Word for word, print each line of the listing below; pictures stay out.

────────────────

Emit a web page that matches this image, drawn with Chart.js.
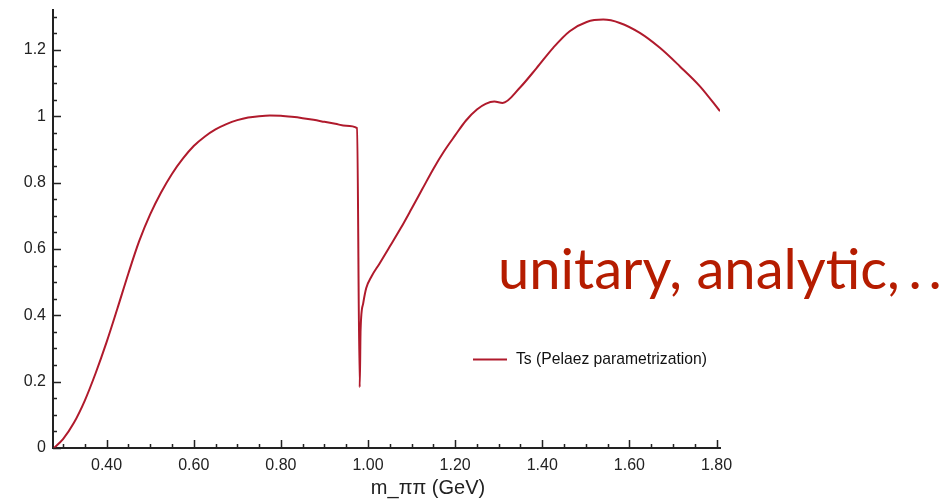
<!DOCTYPE html>
<html>
<head>
<meta charset="utf-8">
<script src="https://cdn.jsdelivr.net/npm/chart.js@4/dist/chart.umd.min.js"></script>
<style>
    html, body { margin:0; padding:0; background:#fff; }
    #wrap { width:946px; height:499px; position:relative; }
</style>
</head>
<body>
<div id="wrap"><canvas id="chartTs" width="946" height="499"></canvas></div>
<script>
// m_pipi in GeV
var massValues = [0.279, 0.300, 0.325, 0.350, 0.375, 0.400, 0.425, 0.450, 0.475, 0.500,
    0.525, 0.550, 0.575, 0.600, 0.625, 0.650, 0.675, 0.700, 0.725, 0.750,
    0.775, 0.800, 0.825, 0.850, 0.875, 0.900, 0.925, 0.950, 0.975, 0.981,
    0.983, 0.989, 0.996, 1.008, 1.027, 1.050, 1.075, 1.100, 1.125, 1.150,
    1.175, 1.200, 1.225, 1.250, 1.270, 1.290, 1.309, 1.348, 1.387, 1.425,
    1.463, 1.502, 1.540, 1.578, 1.624, 1.670, 1.716, 1.762, 1.808];
// Ts values
var tsValues = [0.000, 0.027, 0.076, 0.143, 0.226, 0.319, 0.421, 0.526, 0.624, 0.704,
    0.770, 0.826, 0.872, 0.910, 0.938, 0.960, 0.976, 0.988, 0.996, 1.000,
    1.002, 1.001, 0.998, 0.994, 0.989, 0.983, 0.977, 0.971, 0.964, 0.183,
    0.356, 0.436, 0.482, 0.517, 0.557, 0.607, 0.662, 0.721, 0.781, 0.841,
    0.895, 0.942, 0.987, 1.020, 1.037, 1.044, 1.040, 1.085, 1.145, 1.206,
    1.256, 1.284, 1.291, 1.281, 1.251, 1.206, 1.150, 1.090, 1.015];
var xTickValues = [0.40, 0.60, 0.80, 1.00, 1.20, 1.40, 1.60, 1.80];
var yTickValues = [0, 0.2, 0.4, 0.6, 0.8, 1, 1.2];
var seriesLabel = "Ts (Pelaez parametrization)";
var xTitle = "m_\u03c0\u03c0 (GeV)";
var overlayText = "unitary, analytic,";
var overlayDots = [".", "."];

var lineColor = '#b01a2c';
var textColor = '#b51c00';
var axisColor = '#222';

var points = [];
for(var i = 0; i < massValues.length; i++){
    points.push({x: massValues[i], y: tsValues[i]});
}

// inward tick marks, x-axis title, legend and slide text
var decorPlugin = {
    id: 'decor',
    afterDraw: function(chart){
        var ctx = chart.ctx;
        var area = chart.chartArea;
        var xs = chart.scales.x;
        var ys = chart.scales.y;
        ctx.save();
        ctx.strokeStyle = axisColor;
        ctx.lineWidth = 1.5;
        ctx.beginPath();
        for(var v = 0; v <= 1.3001; v += 0.05){
            var py = Math.round(ys.getPixelForValue(v)) + 0.5;
            var major = Math.abs(v / 0.2 - Math.round(v / 0.2)) < 0.01;
            ctx.moveTo(area.left, py);
            ctx.lineTo(area.left + (major ? 8 : 4), py);
        }
        for(var m = 0.30; m <= 1.8001; m += 0.05){
            var px = Math.round(xs.getPixelForValue(m)) + 0.5;
            var majorX = Math.abs(m / 0.2 - Math.round(m / 0.2)) < 0.01;
            ctx.moveTo(px, area.bottom);
            ctx.lineTo(px, area.bottom - (majorX ? 8 : 4));
        }
        ctx.stroke();

        // axis title
        ctx.fillStyle = axisColor;
        ctx.font = '20px "Liberation Sans", Arial, sans-serif';
        ctx.textAlign = 'center';
        ctx.textBaseline = 'alphabetic';
        ctx.fillText(xTitle, 428, 494);

        // legend
        var ds = chart.data.datasets[0];
        ctx.strokeStyle = ds.borderColor;
        ctx.lineWidth = 2;
        ctx.beginPath();
        ctx.moveTo(473, 359.5);
        ctx.lineTo(507, 359.5);
        ctx.stroke();
        ctx.font = '15.7px "Liberation Sans", Arial, sans-serif';
        ctx.textAlign = 'left';
        ctx.textBaseline = 'middle';
        ctx.fillStyle = '#111';
        ctx.fillText(ds.label, 516, 360);

        // big red text, sized to its width on the slide
        ctx.fillStyle = textColor;
        ctx.textBaseline = 'alphabetic';
        var size = 60;
        ctx.font = size + 'px Lato, "Open Sans", sans-serif';
        var w = ctx.measureText(overlayText).width;
        size = size * 402 / w;
        ctx.font = size + 'px Lato, "Open Sans", sans-serif';
        ctx.fillText(overlayText, 498, 289);
        ctx.textAlign = 'center';
        ctx.fillText(overlayDots[0], 915, 289);
        ctx.fillText(overlayDots[1], 935, 289);
        ctx.restore();
    }
};

var ctx = document.getElementById('chartTs').getContext('2d');
var chart = new Chart(ctx, {
    type: 'line',
    data: {
        datasets: [{
            label: seriesLabel,
            data: points,
            borderColor: lineColor,
            borderWidth: 2,
            pointRadius: 0,
            fill: false,
            cubicInterpolationMode: 'monotone'
        }]
    },
    options: {
        responsive: false,
        animation: false,
        devicePixelRatio: 1,
        layout: { padding: { top: 10, right: 226, left: 0, bottom: 0 } },
        plugins: {
            legend: { display: false },
            tooltip: { enabled: false }
        },
        scales: {
            x: {
                type: 'linear',
                min: 0.277,
                max: 1.808,
                afterFit: function(s){
                    s.height = 51;
                    s.paddingLeft = 0;
                    s.paddingRight = 0;
                },
                afterBuildTicks: function(s){
                    s.ticks = xTickValues.map(function(v){ return {value: v}; });
                },
                grid: { display: true, drawOnChartArea: false, drawTicks: false },
                border: { display: true, color: axisColor, width: 2 },
                ticks: {
                    padding: 8,
                    color: axisColor,
                    font: { family: '"Liberation Sans", Arial, sans-serif', size: 16 },
                    maxRotation: 0,
                    autoSkip: false,
                    callback: function(v){ return Number(v).toFixed(2); }
                }
            },
            y: {
                min: 0,
                max: 1.32,
                afterFit: function(s){
                    s.width = 53;
                    s.paddingTop = 0;
                    s.paddingBottom = 0;
                },
                afterBuildTicks: function(s){
                    s.ticks = yTickValues.map(function(v){ return {value: v}; });
                },
                grid: { display: true, drawOnChartArea: false, drawTicks: false },
                border: { display: true, color: axisColor, width: 2 },
                ticks: {
                    padding: 7,
                    color: axisColor,
                    font: { family: '"Liberation Sans", Arial, sans-serif', size: 16 },
                    autoSkip: false,
                    callback: function(v){ return String(Math.round(v * 10) / 10); }
                }
            }
        }
    },
    plugins: [decorPlugin]
});
</script>
</body>
</html>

────────────────

## Expected answer
Emit a web page that matches this image, drawn with Chart.js.
<!DOCTYPE html>
<html>
<head>
<meta charset="utf-8">
<script src="https://cdn.jsdelivr.net/npm/chart.js@4/dist/chart.umd.min.js"></script>
<style>
    html, body { margin:0; padding:0; background:#fff; }
    #wrap { width:946px; height:499px; position:relative; }
</style>
</head>
<body>
<div id="wrap"><canvas id="chartTs" width="946" height="499"></canvas></div>
<script>
// m_pipi in GeV
var massValues = [0.279, 0.300, 0.325, 0.350, 0.375, 0.400, 0.425, 0.450, 0.475, 0.500,
    0.525, 0.550, 0.575, 0.600, 0.625, 0.650, 0.675, 0.700, 0.725, 0.750,
    0.775, 0.800, 0.825, 0.850, 0.875, 0.900, 0.925, 0.950, 0.975, 0.981,
    0.983, 0.989, 0.996, 1.008, 1.027, 1.050, 1.075, 1.100, 1.125, 1.150,
    1.175, 1.200, 1.225, 1.250, 1.270, 1.290, 1.309, 1.348, 1.387, 1.425,
    1.463, 1.502, 1.540, 1.578, 1.624, 1.670, 1.716, 1.762, 1.808];
// Ts values
var tsValues = [0.000, 0.027, 0.076, 0.143, 0.226, 0.319, 0.421, 0.526, 0.624, 0.704,
    0.770, 0.826, 0.872, 0.910, 0.938, 0.960, 0.976, 0.988, 0.996, 1.000,
    1.002, 1.001, 0.998, 0.994, 0.989, 0.983, 0.977, 0.971, 0.964, 0.183,
    0.356, 0.436, 0.482, 0.517, 0.557, 0.607, 0.662, 0.721, 0.781, 0.841,
    0.895, 0.942, 0.987, 1.020, 1.037, 1.044, 1.040, 1.085, 1.145, 1.206,
    1.256, 1.284, 1.291, 1.281, 1.251, 1.206, 1.150, 1.090, 1.015];
var xTickValues = [0.40, 0.60, 0.80, 1.00, 1.20, 1.40, 1.60, 1.80];
var yTickValues = [0, 0.2, 0.4, 0.6, 0.8, 1, 1.2];
var seriesLabel = "Ts (Pelaez parametrization)";
var xTitle = "m_\u03c0\u03c0 (GeV)";
var overlayText = "unitary, analytic,";
var overlayDots = [".", "."];

var lineColor = '#b01a2c';
var textColor = '#b51c00';
var axisColor = '#222';

var points = [];
for(var i = 0; i < massValues.length; i++){
    points.push({x: massValues[i], y: tsValues[i]});
}

// inward tick marks, x-axis title, legend and slide text
var decorPlugin = {
    id: 'decor',
    afterDraw: function(chart){
        var ctx = chart.ctx;
        var area = chart.chartArea;
        var xs = chart.scales.x;
        var ys = chart.scales.y;
        ctx.save();
        ctx.strokeStyle = axisColor;
        ctx.lineWidth = 1.5;
        ctx.beginPath();
        for(var v = 0; v <= 1.3001; v += 0.05){
            var py = Math.round(ys.getPixelForValue(v)) + 0.5;
            var major = Math.abs(v / 0.2 - Math.round(v / 0.2)) < 0.01;
            ctx.moveTo(area.left, py);
            ctx.lineTo(area.left + (major ? 8 : 4), py);
        }
        for(var m = 0.30; m <= 1.8001; m += 0.05){
            var px = Math.round(xs.getPixelForValue(m)) + 0.5;
            var majorX = Math.abs(m / 0.2 - Math.round(m / 0.2)) < 0.01;
            ctx.moveTo(px, area.bottom);
            ctx.lineTo(px, area.bottom - (majorX ? 8 : 4));
        }
        ctx.stroke();

        // axis title
        ctx.fillStyle = axisColor;
        ctx.font = '20px "Liberation Sans", Arial, sans-serif';
        ctx.textAlign = 'center';
        ctx.textBaseline = 'alphabetic';
        ctx.fillText(xTitle, 428, 494);

        // legend
        var ds = chart.data.datasets[0];
        ctx.strokeStyle = ds.borderColor;
        ctx.lineWidth = 2;
        ctx.beginPath();
        ctx.moveTo(473, 359.5);
        ctx.lineTo(507, 359.5);
        ctx.stroke();
        ctx.font = '15.7px "Liberation Sans", Arial, sans-serif';
        ctx.textAlign = 'left';
        ctx.textBaseline = 'middle';
        ctx.fillStyle = '#111';
        ctx.fillText(ds.label, 516, 360);

        // big red text, sized to its width on the slide
        ctx.fillStyle = textColor;
        ctx.textBaseline = 'alphabetic';
        var size = 60;
        ctx.font = size + 'px Lato, "Open Sans", sans-serif';
        var w = ctx.measureText(overlayText).width;
        size = size * 402 / w;
        ctx.font = size + 'px Lato, "Open Sans", sans-serif';
        ctx.fillText(overlayText, 498, 289);
        ctx.textAlign = 'center';
        ctx.fillText(overlayDots[0], 915, 289);
        ctx.fillText(overlayDots[1], 935, 289);
        ctx.restore();
    }
};

var ctx = document.getElementById('chartTs').getContext('2d');
var chart = new Chart(ctx, {
    type: 'line',
    data: {
        datasets: [{
            label: seriesLabel,
            data: points,
            borderColor: lineColor,
            borderWidth: 2,
            pointRadius: 0,
            fill: false,
            cubicInterpolationMode: 'monotone'
        }]
    },
    options: {
        responsive: false,
        animation: false,
        devicePixelRatio: 1,
        layout: { padding: { top: 10, right: 226, left: 0, bottom: 0 } },
        plugins: {
            legend: { display: false },
            tooltip: { enabled: false }
        },
        scales: {
            x: {
                type: 'linear',
                min: 0.277,
                max: 1.808,
                afterFit: function(s){
                    s.height = 51;
                    s.paddingLeft = 0;
                    s.paddingRight = 0;
                },
                afterBuildTicks: function(s){
                    s.ticks = xTickValues.map(function(v){ return {value: v}; });
                },
                grid: { display: true, drawOnChartArea: false, drawTicks: false },
                border: { display: true, color: axisColor, width: 2 },
                ticks: {
                    padding: 8,
                    color: axisColor,
                    font: { family: '"Liberation Sans", Arial, sans-serif', size: 16 },
                    maxRotation: 0,
                    autoSkip: false,
                    callback: function(v){ return Number(v).toFixed(2); }
                }
            },
            y: {
                min: 0,
                max: 1.32,
                afterFit: function(s){
                    s.width = 53;
                    s.paddingTop = 0;
                    s.paddingBottom = 0;
                },
                afterBuildTicks: function(s){
                    s.ticks = yTickValues.map(function(v){ return {value: v}; });
                },
                grid: { display: true, drawOnChartArea: false, drawTicks: false },
                border: { display: true, color: axisColor, width: 2 },
                ticks: {
                    padding: 7,
                    color: axisColor,
                    font: { family: '"Liberation Sans", Arial, sans-serif', size: 16 },
                    autoSkip: false,
                    callback: function(v){ return String(Math.round(v * 10) / 10); }
                }
            }
        }
    },
    plugins: [decorPlugin]
});
</script>
</body>
</html>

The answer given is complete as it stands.